News from the dark side. Maricopa County is the fourth largest county in the country. And, at least as far as the judicial system is concerned, things have pretty much gone to hell there.
A couple months ago, I showed a video of a deputy sheriff rifling through an attorney's file during a hearing. You can watch it here, too; it's starts about 45 seconds in. The most astonishing thing is the brazenness of the act, and the fact that it occurred in the plain sight of the judge and the prosecutors, who said nothing. (The defense attorney's back was turned.) Although Maricopa County Sheriff Joe Arpaio stood by his man, the upshot was that the Deputy was held in contempt and sentenced to 30 days in jail unless he apologized. Which he didn't.
Arpaio bills himself as "the toughest sheriff in the country," and has earned a reputation for using his office to punish his political enemies. He burnished that reputation when, the next day, Joe Thomas, the county prosecuting attorney, who by all accounts is a stooge of Arpaio's, had the judge who sentenced the deputy sheriff indicted for bribery and obstruction of justice. As this account indicates, the basis for the charges is murky at best; Thomas confessed at the press conference announcing the indictment that he probably wasn't "explaining this well," and inexplicably appealed to the journalists to "help him out."
The journalists weren't willing to do that, and neither is the defense bar. To protest the indictment of the judge, and Arpaio's veiled threats against other members of the judiciary, on Monday of Christmas week, they held a noon rally at the county courthouse. As the picture shows, not exactly your typical protest.
Career alternatives. Frank Pignatelli had a good gig going. He was one of the top criminal defense attorneys in Akron, and represented defendants in several major drug cases. Apparently, his representation continued beyond the courtroom; Federal investigators looking into an extensive crystal meth and ecstasy operation intercepted numerous telephone conversations in which Pignatielli was overheard instructing members of the enterprise about ways to avoid law enforcement detection and how to launder proceeds of the drug trafficking. He also brought in new distributors.

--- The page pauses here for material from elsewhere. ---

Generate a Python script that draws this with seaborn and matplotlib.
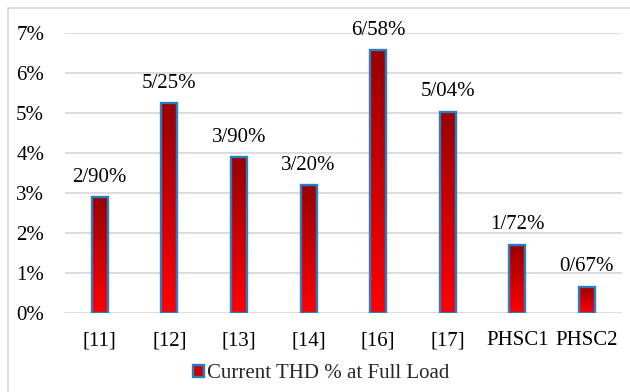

In December of 2005, cops raided Pignatelli's home and found $639,000 in cash. Turns out that didn't affect Pignatelli's representation of his clients. He continued to do so, while working as an informant for the Feds, resulting in 30 arrests. The latest produced a 15-year prison sentence for a former client of Pignatelli's.
Of course, this adversely impacted the viability of Frank's defense practice here in Ohio, so, heeding the advice of Horace Greeley, he headed west, setting up shop in Denver, Colorado, where he wound up representing drug defendants in Federal court. The past is prologue, as they say.
Turns out that Frank may have to start studying for the Malaysian bar exam. Colorado authorities got wind of his background, and checked his bar application. Sure enough, he'd answered "no" to the question of whether he'd ever been under investigation, which was somewhat at odds with being on the brink of indictment in a drug conspiracy. (All charges against Pignatelli were dropped in return for his cooperation.) Pignatelli's law license in Colorado was suspended earlier this year.
It may be that Frank is simply ahead of his time. Earlier this week came the story of Terry L. Haddock, a 52-year-old Omaha lawyer:
More than 30 times this year, investigators say, Shannon Williams orchestrated a multimillion-dollar marijuana ring from inside the Douglas County Jail.
In one-on-one sessions with a jail visitor, Williams would use the visitor's cell phone to call associates and instruct them on how to divvy up the gobs of marijuana and money his operation was taking in.
He would confide in the visitor about his past exploits, claiming he had earned $15 million to $20 million while operating the marijuana ring in Omaha. He would ask the visitor to launder the money he was making. And he would use the visitor's cell phone to try to arrange hits: one to beat up his longtime defense attorney and another to "put a few into the back" of an Omaha man who had been messing with Williams' girlfriend.
All the while, the visitor would take it in, nodding and promising to follow Williams' orders.
Turns out that jailhouse visitor was no friend, no ally, no dutiful worker. He was a government informant.
And here's the jaw dropper: He was a lawyer -- an Omaha attorney who Williams says was representing him.
Maybe he and Frank can start a firm together.